Music / “Emperors & Armies”, The Australian Haydn Ensemble, Wesley Uniting Church, February 7. Reviewed by GRAHAM McDONALD.
THE Australian Haydn Ensemble is a Sydney-based group that specialises in the music of the late Baroque and early Classical periods, mostly the music of Haydn, Mozart and their contemporaries. Depending on the repertoire the group expands and contracts in size as required.
For this first concert of 2020 the ensemble was stripped back to a string quartet, with the addition of flute player Melissa Farrow for two of the four works performed. The quartet was the Australian Haydn Ensemble director Skye McIntosh, violinist Matthew Greco, viola player James Eccles and cellist Anton Baba. Greco and Eccles are regular members of the ensemble while Baba is a welcome addition to the quartet.
The opening work of the concert was a Flute Quintet Op 19 No 6 Las Perejas (The Couples) written by the Italian composer Luigi Boccherini in 1774. He was working in Spain at the time, in the service of a member of the Spanish royal family and this piece is a descriptive work around the idea of a horse race. Spanish horse racing at the time was done in pairs of horses, hence the title. The opening movement announces the arrival of the competitors while the second movement describes the race in a sprightly 6/8 rhythm before a brief return to the introduction. The superb tone and pitch of Farrow’s flute blended seamlessly with the string quartet.
The second work was Haydn’s Emperor Quartet, no 72 in C major Op 76 No 3, written following a return to Austria after working in London and inspired by God Save the King.

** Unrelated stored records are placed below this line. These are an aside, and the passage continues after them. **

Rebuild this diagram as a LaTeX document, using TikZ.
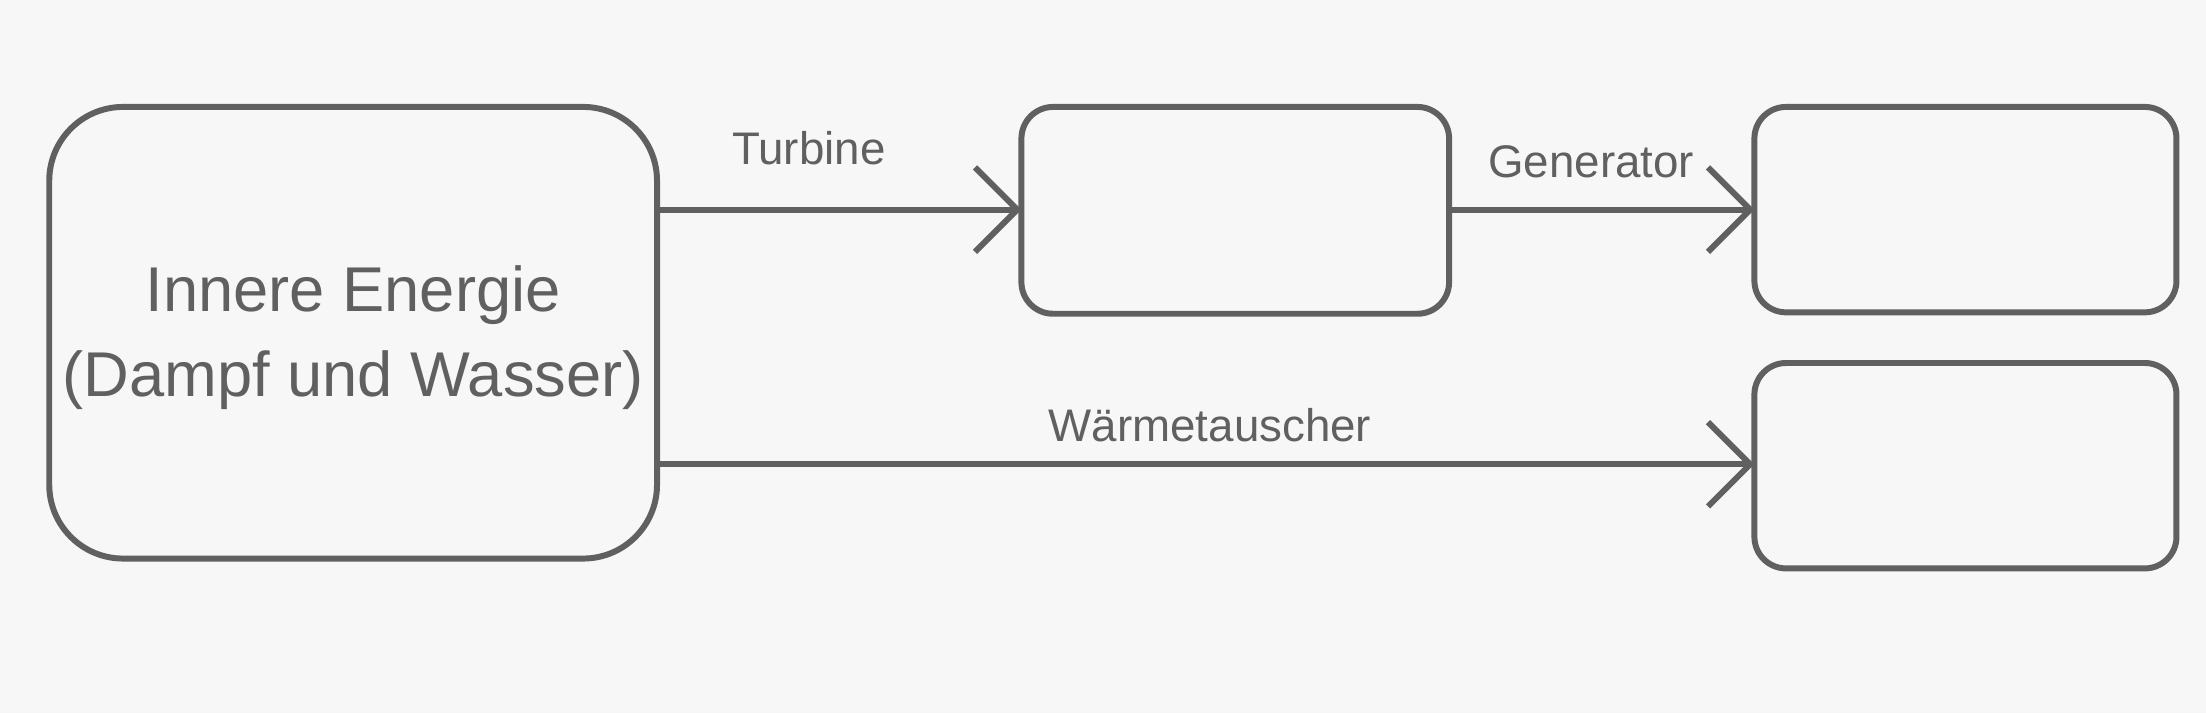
\documentclass[tikz,border=0pt]{standalone}
\usepackage{fontspec}
\setmainfont{Liberation Sans}
\usetikzlibrary{arrows.meta}
\definecolor{ln}{HTML}{606060}
\begin{document}
\begin{tikzpicture}[x=0.01407cm,y=-0.01407cm,
  box/.style={draw=ln,line width=1.7pt,minimum width=#1},
  arr/.style={draw=ln,line width=1.7pt,-{Straight Barb[length=12pt,width=24pt,line width=1.7pt]}},
  lbl/.style={text=ln,font=\fontsize{13}{15}\selectfont}]
\fill[white!97!black] (0,0) rectangle (1568,507);
\draw[ln,line width=1.7pt,rounded corners=21pt] (35,76) rectangle (467,397);
\node[text=ln,font=\fontsize{18}{22}\selectfont,align=center] (a) at (251,240) {Innere Energie\\[2pt](Dampf und Wasser)};
\coordinate (aE1) at (467,149);
\coordinate (aE2) at (467,330);
\draw[ln,line width=1.7pt,rounded corners=9pt] (726,76) rectangle (1030,223);
\coordinate (bW) at (726,149); \coordinate (bE) at (1030,149);
\draw[ln,line width=1.7pt,rounded corners=9pt] (1247,76) rectangle (1547,222);
\coordinate (cW) at (1247,149);
\draw[ln,line width=1.7pt,rounded corners=9pt] (1247,258) rectangle (1547,404);
\coordinate (dW) at (1247,330);
\draw[arr] (aE1) -- (bW);
\draw[arr] (bE) -- (cW);
\draw[arr] (aE2) -- (dW);
\node[lbl] (t) at (575,105) {Turbine};
\node[lbl] (g) at (1131,115) {Generator};
\node[lbl] (w) at (860,302) {Wärmetauscher};
\end{tikzpicture}
\end{document}
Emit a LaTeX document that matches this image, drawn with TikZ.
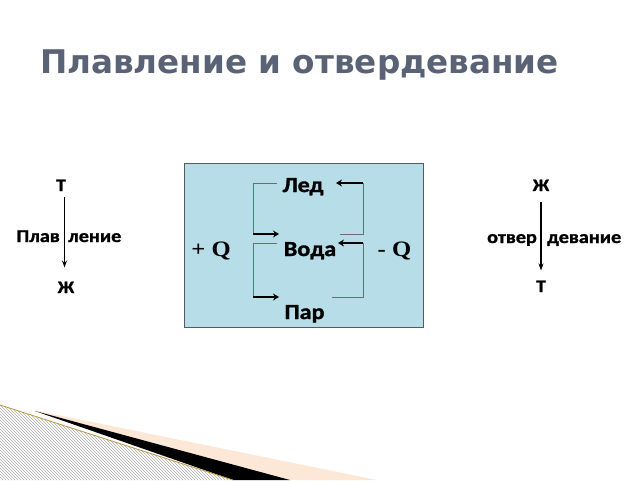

The stately melody of the second movement became the Austrian national anthem for over a century and is now the German anthem with a change of words. A near faultless performance, though the tuning of the viola seemed to be suffering from the Canberra weather.
The second half of the concert began with another string quartet, No21 in D major, The First Prussian, by Mozart. Another delightful performance, if a little uneven at times, but in other sections it sounded as though there was but a single instrument on stage as the sound blended together.
The final piece was an arrangement by Johann Salomon of Haydn’s Symphony No 100 in G major The Military. Haydn’s original score would have been for perhaps 20 musicians, but these clever arrangements by Salomon, who was Haydn’s London concert promoter and publisher, work well with the quintet. The ensemble preformed another of these compactions a couple of years ago with the addition of a fortepiano in a performance that was equally as entertaining. The Australian Haydn Ensemble has four more concert tours for this year. They are to be eagerly anticipated.